Like I said, I was willing to take a brute force approach on this one. Nothing elegant about the above.

What is missing is a way to convert things like long hyphens, curly quotes, etc. into utf-8 coding. I used to have something bookmarked about how to do that conversion in a couple of lines, but I'll be danged if I can find it :(

coopster

7:03 pm on Jan 22, 2009 (gmt 0)

WebmasterWorld Administrator 10+ Year Member



was only capturing the first character or two of the string

I don't usually use the POSIX regular expressions so I cannot truthfully offer any insight as to why.
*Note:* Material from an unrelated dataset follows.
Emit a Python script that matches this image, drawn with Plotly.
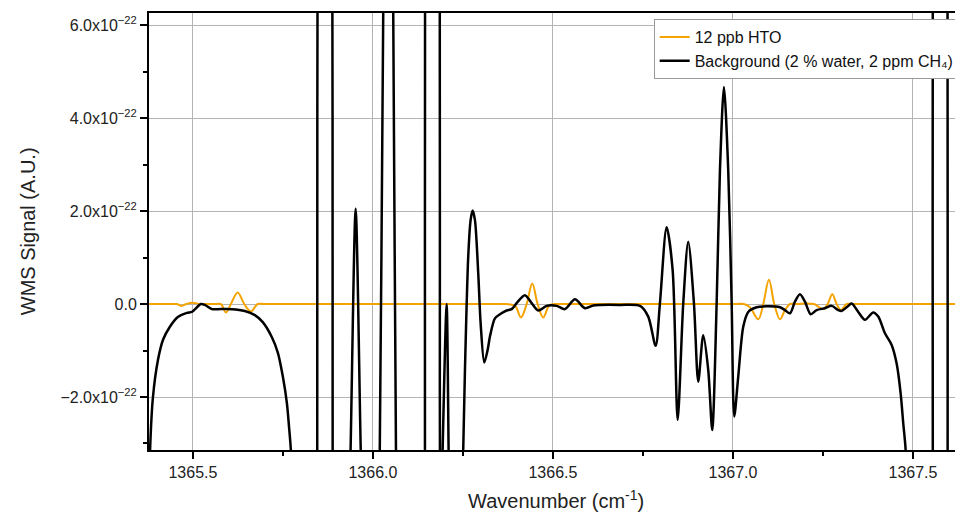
import plotly.graph_objects as go

SCALE = 1e-22  # signal values below are in units of 1e-22

# background (2 % water, 2 ppm CH4) - wavenumber / signal
bg_x = [1365.378, 1365.381, 1365.389, 1365.403, 1365.417, 1365.436, 1365.458, 1365.483,
        1365.497, 1365.506, 1365.522, 1365.533, 1365.553, 1365.569, 1365.608, 1365.644,
        1365.672, 1365.694, 1365.719, 1365.736, 1365.750, 1365.761, 1365.767, 1365.772,
        1365.780, 1365.810,
        1365.8445, 1365.8453, 1365.8462, 1365.866, 1365.8872, 1365.8881, 1365.8889,
        1365.910, 1365.928, 1365.938, 1365.952, 1365.966, 1365.976,
        1365.990, 1366.019, 1366.0286, 1366.042, 1366.0564, 1366.064, 1366.090,
        1366.120, 1366.1436, 1366.1444, 1366.1452, 1366.165, 1366.1852, 1366.186, 1366.1868,
        1366.1936, 1366.2047, 1366.2102, 1366.2135, 1366.232,
        1366.2508, 1366.2556, 1366.2647, 1366.2714, 1366.2769, 1366.2833, 1366.2925,
        1366.2992, 1366.3092, 1366.3186, 1366.325, 1366.3389, 1366.3528, 1366.3714,
        1366.3853, 1366.3992, 1366.4222, 1366.4408, 1366.4592, 1366.4825, 1366.5103,
        1366.5333, 1366.5611, 1366.5889, 1366.6119, 1366.6306, 1366.6861, 1366.7417,
        1366.7647, 1366.7853, 1366.7972, 1366.8158, 1366.8325, 1366.8464, 1366.8619,
        1366.8758, 1366.8917, 1366.9036, 1366.9175, 1366.9314, 1366.9425, 1366.9547,
        1366.9639, 1366.975, 1366.9869, 1366.9964, 1367.0036, 1367.0147, 1367.0286,
        1367.0425, 1367.0658, 1367.0936, 1367.1306, 1367.1444, 1367.1583, 1367.1722,
        1367.1861, 1367.2, 1367.2158, 1367.2325, 1367.2556, 1367.2742, 1367.2925,
        1367.3019, 1367.3175, 1367.3297, 1367.3481, 1367.3667, 1367.3897, 1367.4036,
        1367.4222, 1367.4408, 1367.4547, 1367.4658, 1367.4731, 1367.4797, 1367.486,
        1367.520, 1367.5539, 1367.5547, 1367.5555, 1367.575, 1367.5956, 1367.5964,
        1367.5972, 1367.620, 1367.650]
bg_y = [-4.5, -3.14, -2.00, -1.20, -0.77, -0.49, -0.28, -0.19,
        -0.17, -0.11, 0.00, -0.02, -0.11, -0.11, -0.11, -0.15,
        -0.24, -0.39, -0.71, -1.05, -1.57, -2.13, -2.65, -3.14,
        -5.0, -20,
        -12, -3, 7, 40, 7, -3, -12,
        -25, -6.5, -3.1, 2.05, -3.1, -6.5,
        -22, -3.14, 6.26, 20, 6.26, -3.14, -25,
        -25, -6, 1.5, 9, 40, 9, 1.5, -6,
        -3.14, 0.0, -3.14, -5, -10,
        -3.14, -1.42, 1.02, 1.81, 2.01, 1.81, 0.66,
        -0.42, -1.26, -0.99, -0.70, -0.31, -0.22, -0.14,
        -0.11, 0.02, 0.19, 0.02, -0.14, -0.04, -0.04,
        -0.11, 0.10, -0.09, -0.03, -0.02, -0.02, -0.04,
        -0.27, -0.90, 0.02, 1.65, 0.73, -2.49, 0.01,
        1.34, 0.01, -1.67, -0.67, -1.42, -2.71, 0.01,
        2.88, 4.67, 2.88, 0.02, -2.42, -1.56, -0.49,
        -0.17, -0.07, -0.05, -0.07, -0.13, -0.20, 0.05,
        0.21, 0.05, -0.22, -0.13, -0.09, -0.04, -0.13,
        -0.15, -0.06, 0.01, -0.17, -0.34, -0.18, -0.27,
        -0.63, -0.88, -1.28, -1.92, -2.57, -3.14, -5,
        -25, -6, 1.5, 9, 40, 9, 1.5,
        -6, -25, -25]

# 12 ppb HTO
hto_x = [1365.378, 1365.440, 1365.455, 1365.468, 1365.482, 1365.498, 1365.520, 1365.535,
         1365.565, 1365.578, 1365.5917, 1365.6056, 1365.6242, 1365.6425, 1365.6611,
         1365.680, 1365.700, 1366.350, 1366.370, 1366.395, 1366.411, 1366.427, 1366.4425,
         1366.4575, 1366.4731, 1366.490, 1366.510, 1366.530, 1367.010, 1367.030,
         1367.0472, 1367.0703, 1367.0842, 1367.100, 1367.1147, 1367.1306, 1367.1444,
         1367.1583, 1367.175, 1367.225, 1367.2508, 1367.2631, 1367.2758, 1367.2881,
         1367.300, 1367.3158, 1367.335, 1367.650]
hto_y = [0, 0, 0, -0.04, 0, 0.03, 0, 0,
         0, 0, -0.18, 0, 0.25, 0, -0.16,
         0, 0, 0, 0, -0.04, -0.29, 0, 0.44,
         0, -0.29, -0.03, 0, 0, 0, 0,
         -0.07, -0.33, 0, 0.52, 0, -0.33, -0.13,
         0, 0, 0, -0.11, 0, 0.21, 0,
         -0.13, 0, 0, 0]

y_tick_vals = [-2, 0, 2, 4, 6]
y_tick_text = ["\u22122.0x10<sup>\u221222</sup>", "0.0", "2.0x10<sup>\u221222</sup>",
               "4.0x10<sup>\u221222</sup>", "6.0x10<sup>\u221222</sup>"]
y_minor_vals = [-3, -1, 1, 3, 5]
x_tick_vals = [1365.5, 1366.0, 1366.5, 1367.0, 1367.5]

FONT = "Liberation Sans, Arial, sans-serif"

fig = go.Figure()
fig.add_trace(go.Scatter(
    x=hto_x, y=[v * SCALE for v in hto_y], mode="lines", name="12 ppb HTO",
    line=dict(color="#F5A300", width=2, shape="spline", smoothing=1.0)))
fig.add_trace(go.Scatter(
    x=bg_x, y=[v * SCALE for v in bg_y], mode="lines",
    name="Background (2 % water, 2 ppm CH\u2084)",
    line=dict(color="black", width=2.5, shape="spline", smoothing=0.8)))

axis_common = dict(showline=True, linecolor="black", linewidth=2,
                   ticks="outside", ticklen=7, tickwidth=2, tickcolor="black",
                   showgrid=True, gridcolor="#b4b4b4", gridwidth=1, zeroline=False,
                   tickfont=dict(family=FONT, size=16, color="#222"))

fig.update_xaxes(range=[1365.378, 1367.639], tickvals=x_tick_vals, mirror=True,
                 ticktext=[f"{v:.1f}" for v in x_tick_vals],
                 minor=dict(ticks="outside", ticklen=4, tickwidth=2, tickcolor="black",
                            tickvals=[1365.75, 1366.25, 1366.75, 1367.25], showgrid=False),
                 **axis_common)
fig.update_yaxes(range=[-3.14 * SCALE, 6.26 * SCALE], mirror=False,
                 tickvals=[v * SCALE for v in y_tick_vals], ticktext=y_tick_text,
                 minor=dict(ticks="outside", ticklen=4, tickwidth=2, tickcolor="black",
                            tickvals=[v * SCALE for v in y_minor_vals], showgrid=False),
                 **axis_common)

# page body has an 8px margin, so the figure is 8px smaller and margins shifted
fig.update_layout(
    width=955, height=511,
    margin=dict(l=141, r=0, t=5, b=69),
    plot_bgcolor="white", paper_bgcolor="white",
    font=dict(family=FONT, color="#222"),
    legend=dict(x=0.62, y=0.986, xanchor="left", yanchor="top",
                bgcolor="white", bordercolor="#999", borderwidth=1,
                font=dict(family=FONT, size=16, color="#111"),
                tracegroupgap=0),
    annotations=[
        dict(text="WMS Signal (A.U.)", xref="paper", yref="paper", x=-0.149, y=0.5,
             xanchor="center", yanchor="middle", textangle=-90, showarrow=False,
             font=dict(family=FONT, size=20, color="#222")),
        dict(text="Wavenumber (cm<sup>-1</sup>)", xref="paper", yref="paper", x=0.5, y=-0.114,
             xanchor="center", yanchor="middle", showarrow=False,
             font=dict(family=FONT, size=20, color="#222")),
    ],
)

fig.write_html("out.html")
I'm partial to the perl compatible regular expression engine. Which, after reading this and trying to see why you are having issues brought a whole new topic of discussion! But I'll start a new thread regarding why you should no longer use the Regular Expression (POSIX Extended) [webmasterworld.com] functions, such as ereg_replace.

and the ubiquitious <o:> (whatever that is - but there sure are a lot of them)

Looks like an invalid "ordered list" element's opening tag, except instead of hitting the letter "L", somebody fatfingered it and hit the colon ... <- no jokes please :)

Why the identical ereg_replace needs to be called twice I have not a clue, and the pragmatist in me doesn't have the energy to figure it out at this point.

I'm guessing it is a temporary workaround. Try your code against an element that has more than two of those attributes enclosed in it's tags and I'm guessing the processes fails to remove the third one in line within the element.

willybfriendly

10:29 pm on Jan 22, 2009 (gmt 0)

WebmasterWorld Senior Member 10+ Year Member



So, given your new thread it looks like I will need to rework this code a bit. The site in question is still running on some 4.x.x version of PHP, but I suspect that an upgrade is not too far off in the future.

Thanks for the help. I might be back!